## SUPPLIED MATERIAL
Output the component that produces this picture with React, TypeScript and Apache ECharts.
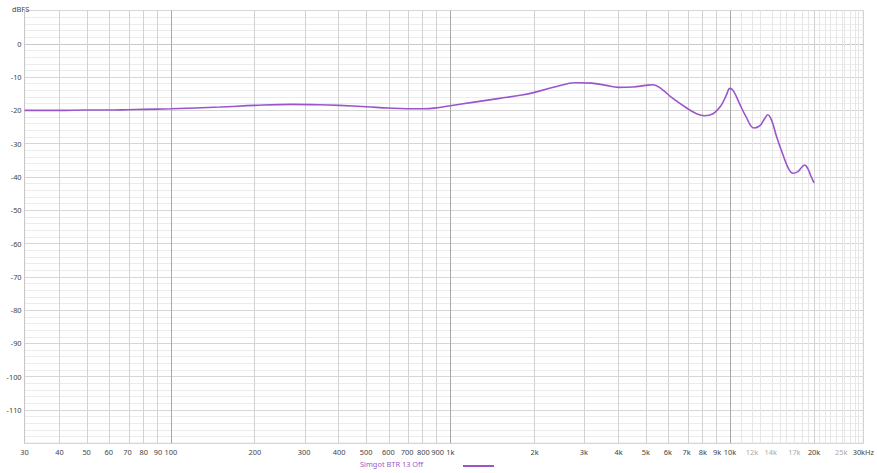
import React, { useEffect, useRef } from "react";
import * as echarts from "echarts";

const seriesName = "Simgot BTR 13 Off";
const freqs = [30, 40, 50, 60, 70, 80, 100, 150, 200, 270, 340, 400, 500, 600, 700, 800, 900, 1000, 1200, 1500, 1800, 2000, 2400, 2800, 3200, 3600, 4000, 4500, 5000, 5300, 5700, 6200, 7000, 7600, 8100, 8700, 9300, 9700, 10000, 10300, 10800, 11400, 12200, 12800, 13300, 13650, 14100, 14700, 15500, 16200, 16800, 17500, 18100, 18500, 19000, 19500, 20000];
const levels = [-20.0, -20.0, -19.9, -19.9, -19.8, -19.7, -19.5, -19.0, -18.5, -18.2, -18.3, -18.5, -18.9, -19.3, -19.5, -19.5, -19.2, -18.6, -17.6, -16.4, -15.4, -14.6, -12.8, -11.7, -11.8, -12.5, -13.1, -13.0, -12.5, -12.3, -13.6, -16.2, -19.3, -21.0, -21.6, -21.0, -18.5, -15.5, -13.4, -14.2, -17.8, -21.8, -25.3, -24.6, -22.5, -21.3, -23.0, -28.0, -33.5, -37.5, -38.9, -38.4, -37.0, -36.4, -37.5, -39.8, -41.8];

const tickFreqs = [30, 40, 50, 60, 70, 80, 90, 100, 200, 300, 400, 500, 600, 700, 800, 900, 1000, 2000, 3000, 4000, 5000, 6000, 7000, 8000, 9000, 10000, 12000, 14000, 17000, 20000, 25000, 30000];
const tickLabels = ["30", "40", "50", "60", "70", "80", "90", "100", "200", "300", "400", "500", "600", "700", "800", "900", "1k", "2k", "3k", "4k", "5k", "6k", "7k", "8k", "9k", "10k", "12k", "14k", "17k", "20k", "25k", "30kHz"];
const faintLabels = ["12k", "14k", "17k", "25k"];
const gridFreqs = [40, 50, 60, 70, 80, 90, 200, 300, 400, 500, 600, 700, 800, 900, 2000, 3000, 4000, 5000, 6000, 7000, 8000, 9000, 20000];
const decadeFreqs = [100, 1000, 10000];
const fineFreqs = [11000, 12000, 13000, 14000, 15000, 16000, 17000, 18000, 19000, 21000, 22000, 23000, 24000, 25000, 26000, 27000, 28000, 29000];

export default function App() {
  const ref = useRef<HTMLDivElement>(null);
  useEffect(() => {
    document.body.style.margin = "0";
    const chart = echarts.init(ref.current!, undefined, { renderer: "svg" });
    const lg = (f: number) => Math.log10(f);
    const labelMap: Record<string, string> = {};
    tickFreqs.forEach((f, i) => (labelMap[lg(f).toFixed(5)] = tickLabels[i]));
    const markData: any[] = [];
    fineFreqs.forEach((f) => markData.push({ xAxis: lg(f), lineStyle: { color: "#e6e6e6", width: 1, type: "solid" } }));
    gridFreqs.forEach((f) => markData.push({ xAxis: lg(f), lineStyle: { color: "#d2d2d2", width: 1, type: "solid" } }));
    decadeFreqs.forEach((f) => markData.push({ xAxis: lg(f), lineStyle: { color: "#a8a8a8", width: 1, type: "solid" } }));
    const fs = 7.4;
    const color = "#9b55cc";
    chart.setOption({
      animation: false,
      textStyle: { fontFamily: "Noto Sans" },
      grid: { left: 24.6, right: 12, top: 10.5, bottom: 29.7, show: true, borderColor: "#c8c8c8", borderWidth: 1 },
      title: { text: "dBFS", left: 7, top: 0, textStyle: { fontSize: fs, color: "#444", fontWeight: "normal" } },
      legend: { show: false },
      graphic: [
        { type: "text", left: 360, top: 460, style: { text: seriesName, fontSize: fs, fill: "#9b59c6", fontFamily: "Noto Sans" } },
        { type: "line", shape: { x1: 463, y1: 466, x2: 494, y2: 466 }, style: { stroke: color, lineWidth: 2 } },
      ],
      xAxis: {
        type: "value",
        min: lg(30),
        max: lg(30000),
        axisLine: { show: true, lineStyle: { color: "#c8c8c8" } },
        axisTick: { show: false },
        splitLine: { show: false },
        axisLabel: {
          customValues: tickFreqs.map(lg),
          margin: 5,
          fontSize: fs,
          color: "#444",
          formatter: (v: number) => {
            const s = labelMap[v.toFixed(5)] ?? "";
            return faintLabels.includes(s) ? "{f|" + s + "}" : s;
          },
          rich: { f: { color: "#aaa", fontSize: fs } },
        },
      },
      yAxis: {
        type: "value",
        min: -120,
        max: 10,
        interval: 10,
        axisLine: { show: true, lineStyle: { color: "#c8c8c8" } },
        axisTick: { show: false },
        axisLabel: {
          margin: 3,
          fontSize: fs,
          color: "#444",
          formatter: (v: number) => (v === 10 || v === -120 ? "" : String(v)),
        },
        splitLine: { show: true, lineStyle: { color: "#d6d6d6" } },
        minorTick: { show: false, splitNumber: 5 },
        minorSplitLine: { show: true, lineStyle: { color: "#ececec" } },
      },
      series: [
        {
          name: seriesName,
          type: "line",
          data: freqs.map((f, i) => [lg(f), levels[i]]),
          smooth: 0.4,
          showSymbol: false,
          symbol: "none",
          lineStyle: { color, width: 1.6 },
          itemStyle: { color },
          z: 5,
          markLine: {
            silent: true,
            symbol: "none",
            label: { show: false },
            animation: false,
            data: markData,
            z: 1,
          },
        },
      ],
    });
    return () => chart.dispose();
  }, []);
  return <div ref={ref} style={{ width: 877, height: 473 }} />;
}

## TASK TO COMPLETE
Copy each line in full and exactly, omitting any picture.

## SOLUTION FOR THIS TASK
Output the component that produces this picture with React, TypeScript and Apache ECharts.
import React, { useEffect, useRef } from "react";
import * as echarts from "echarts";

const seriesName = "Simgot BTR 13 Off";
const freqs = [30, 40, 50, 60, 70, 80, 100, 150, 200, 270, 340, 400, 500, 600, 700, 800, 900, 1000, 1200, 1500, 1800, 2000, 2400, 2800, 3200, 3600, 4000, 4500, 5000, 5300, 5700, 6200, 7000, 7600, 8100, 8700, 9300, 9700, 10000, 10300, 10800, 11400, 12200, 12800, 13300, 13650, 14100, 14700, 15500, 16200, 16800, 17500, 18100, 18500, 19000, 19500, 20000];
const levels = [-20.0, -20.0, -19.9, -19.9, -19.8, -19.7, -19.5, -19.0, -18.5, -18.2, -18.3, -18.5, -18.9, -19.3, -19.5, -19.5, -19.2, -18.6, -17.6, -16.4, -15.4, -14.6, -12.8, -11.7, -11.8, -12.5, -13.1, -13.0, -12.5, -12.3, -13.6, -16.2, -19.3, -21.0, -21.6, -21.0, -18.5, -15.5, -13.4, -14.2, -17.8, -21.8, -25.3, -24.6, -22.5, -21.3, -23.0, -28.0, -33.5, -37.5, -38.9, -38.4, -37.0, -36.4, -37.5, -39.8, -41.8];

const tickFreqs = [30, 40, 50, 60, 70, 80, 90, 100, 200, 300, 400, 500, 600, 700, 800, 900, 1000, 2000, 3000, 4000, 5000, 6000, 7000, 8000, 9000, 10000, 12000, 14000, 17000, 20000, 25000, 30000];
const tickLabels = ["30", "40", "50", "60", "70", "80", "90", "100", "200", "300", "400", "500", "600", "700", "800", "900", "1k", "2k", "3k", "4k", "5k", "6k", "7k", "8k", "9k", "10k", "12k", "14k", "17k", "20k", "25k", "30kHz"];
const faintLabels = ["12k", "14k", "17k", "25k"];
const gridFreqs = [40, 50, 60, 70, 80, 90, 200, 300, 400, 500, 600, 700, 800, 900, 2000, 3000, 4000, 5000, 6000, 7000, 8000, 9000, 20000];
const decadeFreqs = [100, 1000, 10000];
const fineFreqs = [11000, 12000, 13000, 14000, 15000, 16000, 17000, 18000, 19000, 21000, 22000, 23000, 24000, 25000, 26000, 27000, 28000, 29000];

export default function App() {
  const ref = useRef<HTMLDivElement>(null);
  useEffect(() => {
    document.body.style.margin = "0";
    const chart = echarts.init(ref.current!, undefined, { renderer: "svg" });
    const lg = (f: number) => Math.log10(f);
    const labelMap: Record<string, string> = {};
    tickFreqs.forEach((f, i) => (labelMap[lg(f).toFixed(5)] = tickLabels[i]));
    const markData: any[] = [];
    fineFreqs.forEach((f) => markData.push({ xAxis: lg(f), lineStyle: { color: "#e6e6e6", width: 1, type: "solid" } }));
    gridFreqs.forEach((f) => markData.push({ xAxis: lg(f), lineStyle: { color: "#d2d2d2", width: 1, type: "solid" } }));
    decadeFreqs.forEach((f) => markData.push({ xAxis: lg(f), lineStyle: { color: "#a8a8a8", width: 1, type: "solid" } }));
    const fs = 7.4;
    const color = "#9b55cc";
    chart.setOption({
      animation: false,
      textStyle: { fontFamily: "Noto Sans" },
      grid: { left: 24.6, right: 12, top: 10.5, bottom: 29.7, show: true, borderColor: "#c8c8c8", borderWidth: 1 },
      title: { text: "dBFS", left: 7, top: 0, textStyle: { fontSize: fs, color: "#444", fontWeight: "normal" } },
      legend: { show: false },
      graphic: [
        { type: "text", left: 360, top: 460, style: { text: seriesName, fontSize: fs, fill: "#9b59c6", fontFamily: "Noto Sans" } },
        { type: "line", shape: { x1: 463, y1: 466, x2: 494, y2: 466 }, style: { stroke: color, lineWidth: 2 } },
      ],
      xAxis: {
        type: "value",
        min: lg(30),
        max: lg(30000),
        axisLine: { show: true, lineStyle: { color: "#c8c8c8" } },
        axisTick: { show: false },
        splitLine: { show: false },
        axisLabel: {
          customValues: tickFreqs.map(lg),
          margin: 5,
          fontSize: fs,
          color: "#444",
          formatter: (v: number) => {
            const s = labelMap[v.toFixed(5)] ?? "";
            return faintLabels.includes(s) ? "{f|" + s + "}" : s;
          },
          rich: { f: { color: "#aaa", fontSize: fs } },
        },
      },
      yAxis: {
        type: "value",
        min: -120,
        max: 10,
        interval: 10,
        axisLine: { show: true, lineStyle: { color: "#c8c8c8" } },
        axisTick: { show: false },
        axisLabel: {
          margin: 3,
          fontSize: fs,
          color: "#444",
          formatter: (v: number) => (v === 10 || v === -120 ? "" : String(v)),
        },
        splitLine: { show: true, lineStyle: { color: "#d6d6d6" } },
        minorTick: { show: false, splitNumber: 5 },
        minorSplitLine: { show: true, lineStyle: { color: "#ececec" } },
      },
      series: [
        {
          name: seriesName,
          type: "line",
          data: freqs.map((f, i) => [lg(f), levels[i]]),
          smooth: 0.4,
          showSymbol: false,
          symbol: "none",
          lineStyle: { color, width: 1.6 },
          itemStyle: { color },
          z: 5,
          markLine: {
            silent: true,
            symbol: "none",
            label: { show: false },
            animation: false,
            data: markData,
            z: 1,
          },
        },
      ],
    });
    return () => chart.dispose();
  }, []);
  return <div ref={ref} style={{ width: 877, height: 473 }} />;
}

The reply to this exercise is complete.